Retype the material below. Keep every word exactly as it is.
>> begin Dataset content
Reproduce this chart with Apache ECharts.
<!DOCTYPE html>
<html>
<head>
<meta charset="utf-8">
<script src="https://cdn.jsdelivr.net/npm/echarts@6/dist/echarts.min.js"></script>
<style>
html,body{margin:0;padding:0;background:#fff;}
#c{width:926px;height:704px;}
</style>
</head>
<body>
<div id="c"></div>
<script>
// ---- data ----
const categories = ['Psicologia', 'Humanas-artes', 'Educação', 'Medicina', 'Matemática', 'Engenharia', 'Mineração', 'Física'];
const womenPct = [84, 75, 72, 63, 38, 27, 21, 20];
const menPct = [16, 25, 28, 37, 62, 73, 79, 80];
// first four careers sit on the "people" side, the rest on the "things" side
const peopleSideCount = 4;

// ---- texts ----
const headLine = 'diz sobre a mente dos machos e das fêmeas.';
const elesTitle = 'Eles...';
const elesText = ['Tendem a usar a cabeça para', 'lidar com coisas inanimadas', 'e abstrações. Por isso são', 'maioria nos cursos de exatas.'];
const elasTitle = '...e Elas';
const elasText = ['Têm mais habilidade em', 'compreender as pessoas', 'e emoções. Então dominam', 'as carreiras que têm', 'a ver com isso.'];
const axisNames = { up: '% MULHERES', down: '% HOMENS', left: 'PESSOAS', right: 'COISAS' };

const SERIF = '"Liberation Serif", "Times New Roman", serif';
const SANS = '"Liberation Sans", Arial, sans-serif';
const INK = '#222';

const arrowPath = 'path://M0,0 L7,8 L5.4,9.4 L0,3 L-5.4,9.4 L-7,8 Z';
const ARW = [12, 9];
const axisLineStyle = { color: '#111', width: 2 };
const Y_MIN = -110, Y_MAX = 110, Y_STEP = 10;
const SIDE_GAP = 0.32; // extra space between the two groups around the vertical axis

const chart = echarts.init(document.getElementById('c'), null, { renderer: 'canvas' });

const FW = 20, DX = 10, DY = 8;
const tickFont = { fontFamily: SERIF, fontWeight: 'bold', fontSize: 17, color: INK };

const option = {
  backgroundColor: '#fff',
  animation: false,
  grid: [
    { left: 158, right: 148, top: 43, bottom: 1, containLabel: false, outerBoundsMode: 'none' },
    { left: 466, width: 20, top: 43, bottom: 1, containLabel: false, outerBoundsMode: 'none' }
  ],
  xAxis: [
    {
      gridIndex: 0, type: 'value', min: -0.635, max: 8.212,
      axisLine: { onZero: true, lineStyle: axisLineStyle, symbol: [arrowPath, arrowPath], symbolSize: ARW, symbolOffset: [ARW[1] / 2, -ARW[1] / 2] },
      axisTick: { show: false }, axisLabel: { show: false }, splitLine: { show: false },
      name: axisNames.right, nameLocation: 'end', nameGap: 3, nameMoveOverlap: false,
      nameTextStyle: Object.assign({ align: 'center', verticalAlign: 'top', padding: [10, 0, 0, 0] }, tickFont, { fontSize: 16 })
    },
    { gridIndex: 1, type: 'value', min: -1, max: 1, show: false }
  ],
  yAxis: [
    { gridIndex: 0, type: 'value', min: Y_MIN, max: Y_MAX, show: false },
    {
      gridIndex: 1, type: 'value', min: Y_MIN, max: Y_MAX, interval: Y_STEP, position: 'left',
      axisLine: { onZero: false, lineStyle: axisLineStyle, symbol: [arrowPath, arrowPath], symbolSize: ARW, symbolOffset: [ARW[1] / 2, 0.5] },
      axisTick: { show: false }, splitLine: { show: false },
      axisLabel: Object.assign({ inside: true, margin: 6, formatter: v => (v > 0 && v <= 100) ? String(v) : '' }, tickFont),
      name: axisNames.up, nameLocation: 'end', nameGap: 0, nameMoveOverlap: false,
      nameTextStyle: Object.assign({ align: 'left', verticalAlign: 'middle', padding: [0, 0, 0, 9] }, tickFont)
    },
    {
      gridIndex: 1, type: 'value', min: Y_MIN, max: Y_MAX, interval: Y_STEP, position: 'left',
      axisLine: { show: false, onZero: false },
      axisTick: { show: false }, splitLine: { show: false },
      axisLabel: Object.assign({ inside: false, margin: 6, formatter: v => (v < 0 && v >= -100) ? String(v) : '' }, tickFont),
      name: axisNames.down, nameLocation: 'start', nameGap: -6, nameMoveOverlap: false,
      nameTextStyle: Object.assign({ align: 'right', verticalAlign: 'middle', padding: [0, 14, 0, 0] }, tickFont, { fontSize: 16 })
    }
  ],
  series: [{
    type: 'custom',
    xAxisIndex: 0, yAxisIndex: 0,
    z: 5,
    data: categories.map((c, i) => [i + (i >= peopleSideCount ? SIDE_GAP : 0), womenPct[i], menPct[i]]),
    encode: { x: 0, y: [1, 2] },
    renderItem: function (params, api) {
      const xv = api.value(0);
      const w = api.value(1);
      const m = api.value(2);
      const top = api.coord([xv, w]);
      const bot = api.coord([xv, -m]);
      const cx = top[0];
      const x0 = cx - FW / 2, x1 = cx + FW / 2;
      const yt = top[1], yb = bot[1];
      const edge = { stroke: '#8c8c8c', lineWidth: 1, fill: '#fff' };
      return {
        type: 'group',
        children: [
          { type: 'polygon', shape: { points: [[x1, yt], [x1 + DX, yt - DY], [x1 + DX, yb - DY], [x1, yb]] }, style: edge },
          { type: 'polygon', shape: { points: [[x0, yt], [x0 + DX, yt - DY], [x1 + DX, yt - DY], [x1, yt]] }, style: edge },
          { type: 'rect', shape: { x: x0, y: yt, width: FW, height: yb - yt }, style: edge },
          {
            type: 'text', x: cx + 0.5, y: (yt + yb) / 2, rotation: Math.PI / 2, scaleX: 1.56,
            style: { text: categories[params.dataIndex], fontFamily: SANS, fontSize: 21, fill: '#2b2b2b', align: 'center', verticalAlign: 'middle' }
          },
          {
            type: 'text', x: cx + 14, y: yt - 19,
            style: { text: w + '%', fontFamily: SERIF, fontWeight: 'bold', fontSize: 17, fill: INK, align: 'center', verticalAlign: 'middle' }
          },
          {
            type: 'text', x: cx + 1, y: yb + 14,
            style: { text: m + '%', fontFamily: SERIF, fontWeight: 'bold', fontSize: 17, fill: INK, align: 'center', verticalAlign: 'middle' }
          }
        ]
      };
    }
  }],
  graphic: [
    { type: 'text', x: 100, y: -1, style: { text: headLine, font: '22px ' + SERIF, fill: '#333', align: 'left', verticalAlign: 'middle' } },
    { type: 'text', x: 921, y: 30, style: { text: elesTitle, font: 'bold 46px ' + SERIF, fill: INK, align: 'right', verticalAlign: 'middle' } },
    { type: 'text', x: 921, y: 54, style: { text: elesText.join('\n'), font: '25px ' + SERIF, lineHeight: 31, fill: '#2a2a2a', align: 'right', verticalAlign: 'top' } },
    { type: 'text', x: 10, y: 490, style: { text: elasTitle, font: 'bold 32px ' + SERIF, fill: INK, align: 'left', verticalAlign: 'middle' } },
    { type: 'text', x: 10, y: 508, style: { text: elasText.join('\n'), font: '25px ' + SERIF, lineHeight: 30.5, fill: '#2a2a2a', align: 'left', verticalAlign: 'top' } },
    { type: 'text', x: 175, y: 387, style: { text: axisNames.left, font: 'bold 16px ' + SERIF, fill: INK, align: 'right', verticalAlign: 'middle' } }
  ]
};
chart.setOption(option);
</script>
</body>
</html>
>> end Dataset content
- [Final result]
Reproduce this chart with Apache ECharts.
<!DOCTYPE html>
<html>
<head>
<meta charset="utf-8">
<script src="https://cdn.jsdelivr.net/npm/echarts@6/dist/echarts.min.js"></script>
<style>
html,body{margin:0;padding:0;background:#fff;}
#c{width:926px;height:704px;}
</style>
</head>
<body>
<div id="c"></div>
<script>
// ---- data ----
const categories = ['Psicologia', 'Humanas-artes', 'Educação', 'Medicina', 'Matemática', 'Engenharia', 'Mineração', 'Física'];
const womenPct = [84, 75, 72, 63, 38, 27, 21, 20];
const menPct = [16, 25, 28, 37, 62, 73, 79, 80];
// first four careers sit on the "people" side, the rest on the "things" side
const peopleSideCount = 4;

// ---- texts ----
const headLine = 'diz sobre a mente dos machos e das fêmeas.';
const elesTitle = 'Eles...';
const elesText = ['Tendem a usar a cabeça para', 'lidar com coisas inanimadas', 'e abstrações. Por isso são', 'maioria nos cursos de exatas.'];
const elasTitle = '...e Elas';
const elasText = ['Têm mais habilidade em', 'compreender as pessoas', 'e emoções. Então dominam', 'as carreiras que têm', 'a ver com isso.'];
const axisNames = { up: '% MULHERES', down: '% HOMENS', left: 'PESSOAS', right: 'COISAS' };

const SERIF = '"Liberation Serif", "Times New Roman", serif';
const SANS = '"Liberation Sans", Arial, sans-serif';
const INK = '#222';

const arrowPath = 'path://M0,0 L7,8 L5.4,9.4 L0,3 L-5.4,9.4 L-7,8 Z';
const ARW = [12, 9];
const axisLineStyle = { color: '#111', width: 2 };
const Y_MIN = -110, Y_MAX = 110, Y_STEP = 10;
const SIDE_GAP = 0.32; // extra space between the two groups around the vertical axis

const chart = echarts.init(document.getElementById('c'), null, { renderer: 'canvas' });

const FW = 20, DX = 10, DY = 8;
const tickFont = { fontFamily: SERIF, fontWeight: 'bold', fontSize: 17, color: INK };

const option = {
  backgroundColor: '#fff',
  animation: false,
  grid: [
    { left: 158, right: 148, top: 43, bottom: 1, containLabel: false, outerBoundsMode: 'none' },
    { left: 466, width: 20, top: 43, bottom: 1, containLabel: false, outerBoundsMode: 'none' }
  ],
  xAxis: [
    {
      gridIndex: 0, type: 'value', min: -0.635, max: 8.212,
      axisLine: { onZero: true, lineStyle: axisLineStyle, symbol: [arrowPath, arrowPath], symbolSize: ARW, symbolOffset: [ARW[1] / 2, -ARW[1] / 2] },
      axisTick: { show: false }, axisLabel: { show: false }, splitLine: { show: false },
      name: axisNames.right, nameLocation: 'end', nameGap: 3, nameMoveOverlap: false,
      nameTextStyle: Object.assign({ align: 'center', verticalAlign: 'top', padding: [10, 0, 0, 0] }, tickFont, { fontSize: 16 })
    },
    { gridIndex: 1, type: 'value', min: -1, max: 1, show: false }
  ],
  yAxis: [
    { gridIndex: 0, type: 'value', min: Y_MIN, max: Y_MAX, show: false },
    {
      gridIndex: 1, type: 'value', min: Y_MIN, max: Y_MAX, interval: Y_STEP, position: 'left',
      axisLine: { onZero: false, lineStyle: axisLineStyle, symbol: [arrowPath, arrowPath], symbolSize: ARW, symbolOffset: [ARW[1] / 2, 0.5] },
      axisTick: { show: false }, splitLine: { show: false },
      axisLabel: Object.assign({ inside: true, margin: 6, formatter: v => (v > 0 && v <= 100) ? String(v) : '' }, tickFont),
      name: axisNames.up, nameLocation: 'end', nameGap: 0, nameMoveOverlap: false,
      nameTextStyle: Object.assign({ align: 'left', verticalAlign: 'middle', padding: [0, 0, 0, 9] }, tickFont)
    },
    {
      gridIndex: 1, type: 'value', min: Y_MIN, max: Y_MAX, interval: Y_STEP, position: 'left',
      axisLine: { show: false, onZero: false },
      axisTick: { show: false }, splitLine: { show: false },
      axisLabel: Object.assign({ inside: false, margin: 6, formatter: v => (v < 0 && v >= -100) ? String(v) : '' }, tickFont),
      name: axisNames.down, nameLocation: 'start', nameGap: -6, nameMoveOverlap: false,
      nameTextStyle: Object.assign({ align: 'right', verticalAlign: 'middle', padding: [0, 14, 0, 0] }, tickFont, { fontSize: 16 })
    }
  ],
  series: [{
    type: 'custom',
    xAxisIndex: 0, yAxisIndex: 0,
    z: 5,
    data: categories.map((c, i) => [i + (i >= peopleSideCount ? SIDE_GAP : 0), womenPct[i], menPct[i]]),
    encode: { x: 0, y: [1, 2] },
    renderItem: function (params, api) {
      const xv = api.value(0);
      const w = api.value(1);
      const m = api.value(2);
      const top = api.coord([xv, w]);
      const bot = api.coord([xv, -m]);
      const cx = top[0];
      const x0 = cx - FW / 2, x1 = cx + FW / 2;
      const yt = top[1], yb = bot[1];
      const edge = { stroke: '#8c8c8c', lineWidth: 1, fill: '#fff' };
      return {
        type: 'group',
        children: [
          { type: 'polygon', shape: { points: [[x1, yt], [x1 + DX, yt - DY], [x1 + DX, yb - DY], [x1, yb]] }, style: edge },
          { type: 'polygon', shape: { points: [[x0, yt], [x0 + DX, yt - DY], [x1 + DX, yt - DY], [x1, yt]] }, style: edge },
          { type: 'rect', shape: { x: x0, y: yt, width: FW, height: yb - yt }, style: edge },
          {
            type: 'text', x: cx + 0.5, y: (yt + yb) / 2, rotation: Math.PI / 2, scaleX: 1.56,
            style: { text: categories[params.dataIndex], fontFamily: SANS, fontSize: 21, fill: '#2b2b2b', align: 'center', verticalAlign: 'middle' }
          },
          {
            type: 'text', x: cx + 14, y: yt - 19,
            style: { text: w + '%', fontFamily: SERIF, fontWeight: 'bold', fontSize: 17, fill: INK, align: 'center', verticalAlign: 'middle' }
          },
          {
            type: 'text', x: cx + 1, y: yb + 14,
            style: { text: m + '%', fontFamily: SERIF, fontWeight: 'bold', fontSize: 17, fill: INK, align: 'center', verticalAlign: 'middle' }
          }
        ]
      };
    }
  }],
  graphic: [
    { type: 'text', x: 100, y: -1, style: { text: headLine, font: '22px ' + SERIF, fill: '#333', align: 'left', verticalAlign: 'middle' } },
    { type: 'text', x: 921, y: 30, style: { text: elesTitle, font: 'bold 46px ' + SERIF, fill: INK, align: 'right', verticalAlign: 'middle' } },
    { type: 'text', x: 921, y: 54, style: { text: elesText.join('\n'), font: '25px ' + SERIF, lineHeight: 31, fill: '#2a2a2a', align: 'right', verticalAlign: 'top' } },
    { type: 'text', x: 10, y: 490, style: { text: elasTitle, font: 'bold 32px ' + SERIF, fill: INK, align: 'left', verticalAlign: 'middle' } },
    { type: 'text', x: 10, y: 508, style: { text: elasText.join('\n'), font: '25px ' + SERIF, lineHeight: 30.5, fill: '#2a2a2a', align: 'left', verticalAlign: 'top' } },
    { type: 'text', x: 175, y: 387, style: { text: axisNames.left, font: 'bold 16px ' + SERIF, fill: INK, align: 'right', verticalAlign: 'middle' } }
  ]
};
chart.setOption(option);
</script>
</body>
</html>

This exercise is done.